In mathematics, complex numbers can be expressed using polar form, a method which utilizes the modulus and angle to represent the number. This form is particularly useful because it simplifies many operations, such as multiplication and division.

• The polar form is written as \( r(\cos \theta + i \sin \theta) \), where \( r \) is the modulus.
• \( \theta \) is the argument, an angle in degrees or radians that represents the direction.
• This powerful form highlights the geometric interpretation of complex numbers, aligning them with vectors in the complex plane.

Understanding the angle \( \theta \) and how it influences the position in the plane helps in visualizing complex numbers during operations, making them easier to manipulate and understand.

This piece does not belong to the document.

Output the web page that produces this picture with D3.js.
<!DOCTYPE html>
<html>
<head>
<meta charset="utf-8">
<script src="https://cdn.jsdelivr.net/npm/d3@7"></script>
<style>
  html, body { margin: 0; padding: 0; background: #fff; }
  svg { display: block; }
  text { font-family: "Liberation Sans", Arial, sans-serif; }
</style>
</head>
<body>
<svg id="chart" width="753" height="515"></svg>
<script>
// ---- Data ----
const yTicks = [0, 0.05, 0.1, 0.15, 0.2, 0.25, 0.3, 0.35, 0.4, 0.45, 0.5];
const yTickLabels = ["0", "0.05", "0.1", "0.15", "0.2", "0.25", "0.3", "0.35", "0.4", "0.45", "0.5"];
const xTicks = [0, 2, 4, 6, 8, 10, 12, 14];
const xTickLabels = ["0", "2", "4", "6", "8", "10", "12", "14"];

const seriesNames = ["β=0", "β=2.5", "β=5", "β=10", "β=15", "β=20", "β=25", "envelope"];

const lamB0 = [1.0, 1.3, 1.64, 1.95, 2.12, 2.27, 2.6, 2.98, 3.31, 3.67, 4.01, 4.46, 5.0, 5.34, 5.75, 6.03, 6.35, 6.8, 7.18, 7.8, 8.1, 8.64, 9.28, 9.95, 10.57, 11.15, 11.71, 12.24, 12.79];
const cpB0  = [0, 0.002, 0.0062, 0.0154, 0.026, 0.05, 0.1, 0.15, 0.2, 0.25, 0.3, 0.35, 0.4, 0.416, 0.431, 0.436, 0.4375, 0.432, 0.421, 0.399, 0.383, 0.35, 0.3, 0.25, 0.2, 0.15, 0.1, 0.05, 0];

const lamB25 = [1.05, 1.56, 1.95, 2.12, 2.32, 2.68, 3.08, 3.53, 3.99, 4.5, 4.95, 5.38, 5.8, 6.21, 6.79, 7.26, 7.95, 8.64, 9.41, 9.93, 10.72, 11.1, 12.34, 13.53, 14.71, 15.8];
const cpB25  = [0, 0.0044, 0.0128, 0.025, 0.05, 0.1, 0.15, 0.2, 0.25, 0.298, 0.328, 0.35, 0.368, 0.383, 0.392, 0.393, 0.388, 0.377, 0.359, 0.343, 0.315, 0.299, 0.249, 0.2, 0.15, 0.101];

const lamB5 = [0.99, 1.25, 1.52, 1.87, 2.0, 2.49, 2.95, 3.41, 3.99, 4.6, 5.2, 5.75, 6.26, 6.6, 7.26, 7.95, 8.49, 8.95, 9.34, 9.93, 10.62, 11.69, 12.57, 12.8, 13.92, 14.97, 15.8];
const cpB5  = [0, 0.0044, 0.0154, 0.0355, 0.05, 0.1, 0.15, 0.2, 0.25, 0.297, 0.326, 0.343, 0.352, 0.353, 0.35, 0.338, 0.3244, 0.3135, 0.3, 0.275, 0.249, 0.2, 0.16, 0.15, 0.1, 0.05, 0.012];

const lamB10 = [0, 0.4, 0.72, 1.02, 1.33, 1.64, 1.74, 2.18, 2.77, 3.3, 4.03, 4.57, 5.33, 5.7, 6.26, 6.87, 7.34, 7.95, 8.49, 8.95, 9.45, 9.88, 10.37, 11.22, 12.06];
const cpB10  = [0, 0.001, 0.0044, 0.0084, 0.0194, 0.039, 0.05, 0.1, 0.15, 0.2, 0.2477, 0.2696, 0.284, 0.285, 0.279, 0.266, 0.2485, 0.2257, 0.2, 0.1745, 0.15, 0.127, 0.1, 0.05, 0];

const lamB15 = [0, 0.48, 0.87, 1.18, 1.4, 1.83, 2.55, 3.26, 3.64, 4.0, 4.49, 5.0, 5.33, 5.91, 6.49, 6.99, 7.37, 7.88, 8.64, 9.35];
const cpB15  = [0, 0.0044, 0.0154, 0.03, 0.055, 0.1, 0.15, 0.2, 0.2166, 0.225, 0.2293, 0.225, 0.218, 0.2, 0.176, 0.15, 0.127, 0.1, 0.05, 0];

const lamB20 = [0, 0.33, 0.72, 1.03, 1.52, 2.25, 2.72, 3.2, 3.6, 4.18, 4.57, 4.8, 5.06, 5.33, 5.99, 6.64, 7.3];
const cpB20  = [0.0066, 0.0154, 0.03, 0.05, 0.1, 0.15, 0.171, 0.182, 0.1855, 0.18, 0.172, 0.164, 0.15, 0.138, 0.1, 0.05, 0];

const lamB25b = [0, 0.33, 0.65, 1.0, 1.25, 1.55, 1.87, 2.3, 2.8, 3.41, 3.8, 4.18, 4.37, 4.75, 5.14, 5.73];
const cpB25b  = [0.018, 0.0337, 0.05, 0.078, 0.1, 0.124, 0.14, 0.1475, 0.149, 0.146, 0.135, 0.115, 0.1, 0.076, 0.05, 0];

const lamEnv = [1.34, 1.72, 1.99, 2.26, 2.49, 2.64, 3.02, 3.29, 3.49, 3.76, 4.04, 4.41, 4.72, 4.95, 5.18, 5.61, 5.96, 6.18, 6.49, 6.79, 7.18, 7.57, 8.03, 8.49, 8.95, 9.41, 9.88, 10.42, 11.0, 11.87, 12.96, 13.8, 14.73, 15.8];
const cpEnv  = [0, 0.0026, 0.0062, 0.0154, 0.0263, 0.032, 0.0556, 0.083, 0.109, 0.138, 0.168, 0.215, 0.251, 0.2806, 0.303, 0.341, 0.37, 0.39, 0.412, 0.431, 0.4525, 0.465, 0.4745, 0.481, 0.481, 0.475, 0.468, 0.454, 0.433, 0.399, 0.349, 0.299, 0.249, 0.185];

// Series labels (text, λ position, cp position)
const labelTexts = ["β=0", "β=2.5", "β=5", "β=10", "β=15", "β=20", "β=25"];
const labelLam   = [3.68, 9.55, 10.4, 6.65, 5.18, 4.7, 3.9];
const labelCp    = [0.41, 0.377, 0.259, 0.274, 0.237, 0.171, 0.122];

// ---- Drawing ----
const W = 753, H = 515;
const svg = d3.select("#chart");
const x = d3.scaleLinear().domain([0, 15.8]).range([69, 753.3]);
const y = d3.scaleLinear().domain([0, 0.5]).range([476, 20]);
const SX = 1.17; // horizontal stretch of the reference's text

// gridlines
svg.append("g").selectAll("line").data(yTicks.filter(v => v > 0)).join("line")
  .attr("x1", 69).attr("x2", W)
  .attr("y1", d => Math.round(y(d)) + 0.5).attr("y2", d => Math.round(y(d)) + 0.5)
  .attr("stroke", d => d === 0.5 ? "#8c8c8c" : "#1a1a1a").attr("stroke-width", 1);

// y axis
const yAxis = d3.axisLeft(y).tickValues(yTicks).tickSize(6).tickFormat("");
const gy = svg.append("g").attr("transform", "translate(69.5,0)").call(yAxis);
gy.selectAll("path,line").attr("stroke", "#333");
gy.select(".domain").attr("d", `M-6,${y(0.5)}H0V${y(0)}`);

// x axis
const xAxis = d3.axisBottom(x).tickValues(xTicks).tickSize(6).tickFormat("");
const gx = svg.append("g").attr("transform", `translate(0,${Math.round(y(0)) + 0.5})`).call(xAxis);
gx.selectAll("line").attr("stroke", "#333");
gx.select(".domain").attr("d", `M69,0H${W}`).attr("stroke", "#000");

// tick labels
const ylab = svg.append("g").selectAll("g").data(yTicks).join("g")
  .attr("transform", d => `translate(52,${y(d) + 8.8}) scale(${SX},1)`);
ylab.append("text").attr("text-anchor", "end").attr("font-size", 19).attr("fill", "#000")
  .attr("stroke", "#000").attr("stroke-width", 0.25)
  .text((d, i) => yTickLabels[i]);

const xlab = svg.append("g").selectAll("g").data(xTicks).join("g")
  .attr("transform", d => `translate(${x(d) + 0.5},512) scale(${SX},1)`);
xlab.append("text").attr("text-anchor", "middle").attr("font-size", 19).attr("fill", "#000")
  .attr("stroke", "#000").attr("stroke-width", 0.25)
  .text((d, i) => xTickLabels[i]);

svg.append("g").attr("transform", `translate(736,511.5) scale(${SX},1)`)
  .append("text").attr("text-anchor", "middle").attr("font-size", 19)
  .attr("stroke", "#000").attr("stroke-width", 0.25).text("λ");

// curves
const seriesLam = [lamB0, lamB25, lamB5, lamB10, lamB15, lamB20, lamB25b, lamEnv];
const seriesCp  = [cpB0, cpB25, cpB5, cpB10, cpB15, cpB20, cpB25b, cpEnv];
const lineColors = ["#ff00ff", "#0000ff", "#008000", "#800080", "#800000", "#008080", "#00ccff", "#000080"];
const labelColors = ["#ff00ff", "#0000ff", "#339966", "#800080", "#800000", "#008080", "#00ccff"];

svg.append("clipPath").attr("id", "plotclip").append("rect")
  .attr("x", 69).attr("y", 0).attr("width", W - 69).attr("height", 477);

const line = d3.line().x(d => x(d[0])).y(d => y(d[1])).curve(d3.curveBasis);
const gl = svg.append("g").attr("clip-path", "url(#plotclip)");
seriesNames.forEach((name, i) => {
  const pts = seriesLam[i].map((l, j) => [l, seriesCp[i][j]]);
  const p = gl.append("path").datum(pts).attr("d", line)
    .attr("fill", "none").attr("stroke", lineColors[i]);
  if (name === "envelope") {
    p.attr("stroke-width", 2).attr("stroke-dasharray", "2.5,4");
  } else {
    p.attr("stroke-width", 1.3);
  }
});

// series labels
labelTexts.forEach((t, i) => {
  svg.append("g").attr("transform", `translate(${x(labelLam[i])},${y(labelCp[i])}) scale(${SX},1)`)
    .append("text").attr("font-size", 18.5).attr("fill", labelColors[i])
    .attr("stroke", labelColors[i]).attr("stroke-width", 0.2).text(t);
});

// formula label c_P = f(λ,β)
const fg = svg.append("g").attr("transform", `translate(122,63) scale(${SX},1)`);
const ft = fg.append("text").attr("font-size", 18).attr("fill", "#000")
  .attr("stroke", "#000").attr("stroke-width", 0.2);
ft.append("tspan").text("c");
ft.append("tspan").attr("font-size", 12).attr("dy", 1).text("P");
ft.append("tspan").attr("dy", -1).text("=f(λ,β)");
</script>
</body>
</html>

Rectangular form, also known as the Cartesian form, expresses complex numbers using real and imaginary components. This is the typical representation as it mirrors how points are plotted on a 2-dimensional graph.

• The general expression is \( a + bi \), where \( a \) represents the real part.
• \( b \) is the coefficient of the imaginary unit \( i \), addressing the imaginary part.

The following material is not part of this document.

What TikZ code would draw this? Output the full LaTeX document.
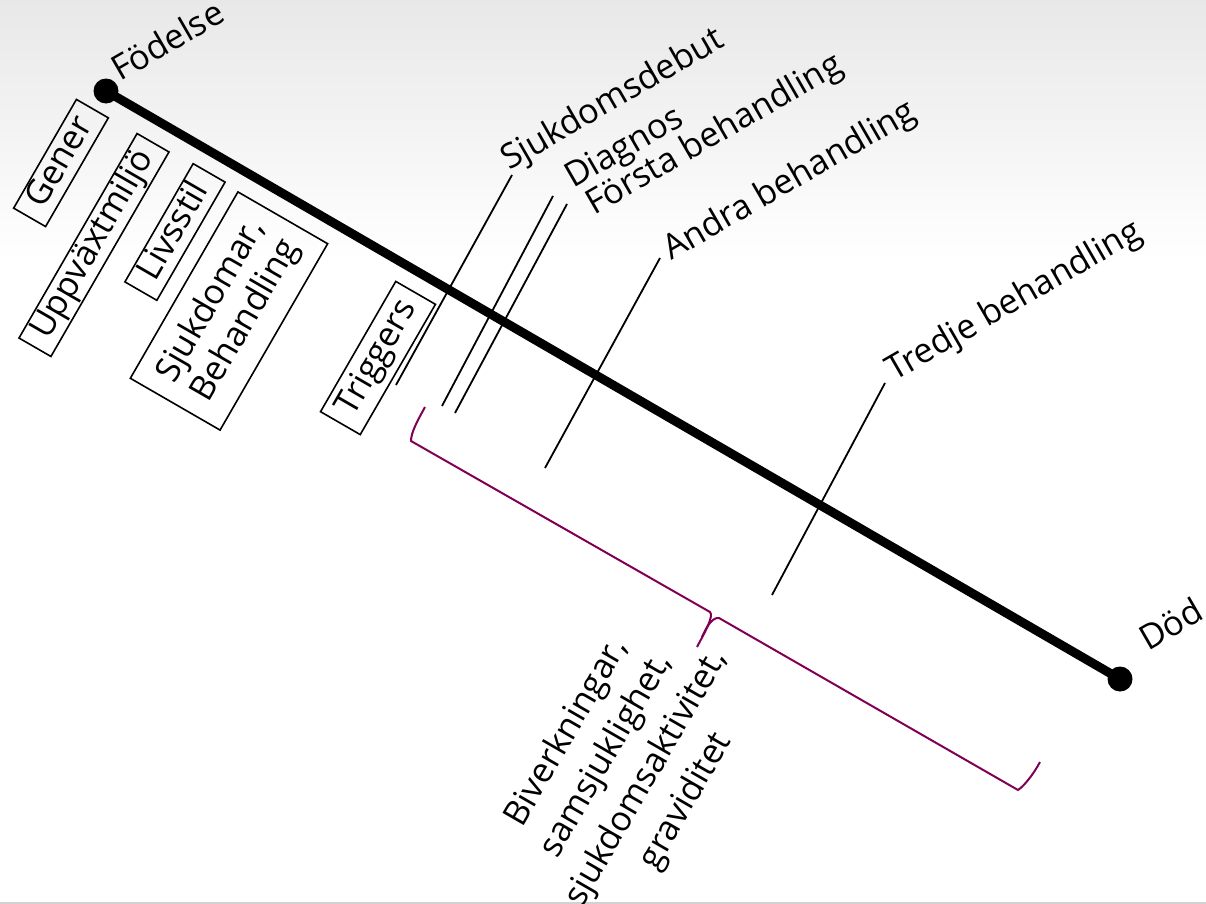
\documentclass[tikz,border=0pt]{standalone}
\usepackage{fontspec}
\setmainfont{Open Sans}
\definecolor{bracecol}{RGB}{128,0,84}
\begin{document}
\begin{tikzpicture}[x=1bp,y=-1bp,
  lbl/.style={font=\fontsize{34.5}{42}\selectfont, rotate=30, anchor=base west, inner sep=0pt},
  fbox/.style={draw, line width=1.6bp, rotate=60, font=\fontsize{34.5}{40}\selectfont, inner sep=0pt, align=center},
  onel/.style={text height=25pt, text depth=8pt},
  tickln/.style={line width=1.8bp},
  dotn/.style={circle, fill=black, inner sep=0pt, minimum size=25bp},
  brc/.style={draw=bracecol, line width=2bp}]
\fill[top color=gray!18, bottom color=white, draw=none] (0,0) rectangle (1206,260);
\useasboundingbox (0,0) rectangle (1206,904);
\draw[gray!35, line width=2bp] (0,903) -- (1206,903);

% timeline
\node[dotn] (b) at (106,91) {};
\node[dotn] (d) at (1120,679) {};
\draw[line width=9bp] (b.center) -- (d.center);

% labels
\node[lbl] (fod) at (120,82) {Födelse};
\node[lbl] (sjd) at (509,171) {Sjukdomsdebut};
\node[lbl] (dia) at (573,189) {Diagnos};
\node[lbl] (fbh) at (594,216) {Första behandling};
\node[lbl] (abh) at (671,261) {Andra behandling};
\node[lbl] (tbh) at (894,382) {Tredje behandling};
\node[lbl] (dod) at (1148,652) {Död};

% ticks
\coordinate (sjdA) at (512,175); \coordinate (sjdB) at (396,385);
\coordinate (diaA) at (553,196); \coordinate (diaB) at (442,406);
\coordinate (fbhA) at (567,204); \coordinate (fbhB) at (455,413);
\coordinate (abhA) at (660,258); \coordinate (abhB) at (545,468);
\coordinate (tbhA) at (885,383); \coordinate (tbhB) at (772,595);
\draw[tickln] (sjdA) -- (sjdB);
\draw[tickln] (diaA) -- (diaB);
\draw[tickln] (fbhA) -- (fbhB);
\draw[tickln] (abhA) -- (abhB);
\draw[tickln] (tbhA) -- (tbhB);

% boxes
\node[fbox, onel, minimum width=126pt, minimum height=37pt] (gen) at (61,163) {Gener};
\node[fbox, onel, minimum width=237pt, minimum height=37pt] (upp) at (94,245) {Uppväxtmiljö};
\node[fbox, onel, minimum width=137pt, minimum height=37pt] (liv) at (175,232) {Livsstil};
\node[fbox, minimum width=216pt, minimum height=104pt] (sjb) at (229,311) {Sjukdomar,\\Behandling};
\node[fbox, onel, minimum width=151pt, minimum height=46pt] (trg) at (378,358) {Triggers};

% brace
\coordinate (br1) at (425,407);
\coordinate (br2) at (411,441);
\coordinate (br3) at (710,612);
\coordinate (brc) at (697,647);
\coordinate (br4) at (719,618);
\coordinate (br5) at (1018,790);
\coordinate (br6) at (1040,762);
\draw[brc] (br1) .. controls (418,420) and (411,432) .. (br2) -- (br3) .. controls (714,616) and (705,632) .. (brc);
\draw[brc] (br6) .. controls (1033,775) and (1024,786) .. (br5) -- (br4) .. controls (712,617) and (706,628) .. (702,637);

\node[font=\fontsize{34.5}{46}\selectfont, rotate=60, align=center, inner sep=0pt] (bt) at (627,767)
  {Biverkningar,\\samsjuklighet,\\sjukdomsaktivitet,\\graviditet};
\end{tikzpicture}
\end{document}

This form makes addition and subtraction straightforward as you can directly combine the real parts while separately combining the imaginary parts. Converting from polar to rectangular form involves finding the equivalent coordinates (real and imaginary) by calculating \( a = r \cos \theta \) and \( b = r \sin \theta \). This transition helps in diverse applications, including engineering and physics, where direct manipulation of real numbers is necessary.

The modulus of a complex number is an essential feature that defines its size or absolute value. It is pivotal in the conversion between polar and rectangular forms.

• For a complex number \( z = a + bi \), the modulus is defined as \( |z| = \sqrt{a^2 + b^2} \).
• In polar form, \( r \) represents the modulus, which is the distance from the origin to the point \((a, b)\) in the complex plane.

Having grasped the modulus helps in many operations, such as finding the root of a complex number or expressing it in a trigonometric form. It essentially gauges how far the number is from the origin, likening it to the length of a vector.

Trigonometric functions play a pivotal role in the process of converting complex numbers from polar to rectangular form. They help find the specific coordinates on the graph.

• These functions are sine (\( \sin \)) and cosine (\( \cos \)), which are fundamental in either estimating or calculating the real and imaginary parts.
• For example, the \( \cos \theta \) helps determine the real part, and \( \sin \theta \) aids in calculating the imaginary part.

Understanding the trigonometric ratios, especially in different quadrants, is crucial as these affect the values. For values like \( 295^\circ \), which lie in the fourth quadrant, the cosine remains positive while the sine is negative. This insight is imperative when expressing the complex number accurately from polar to rectangular form.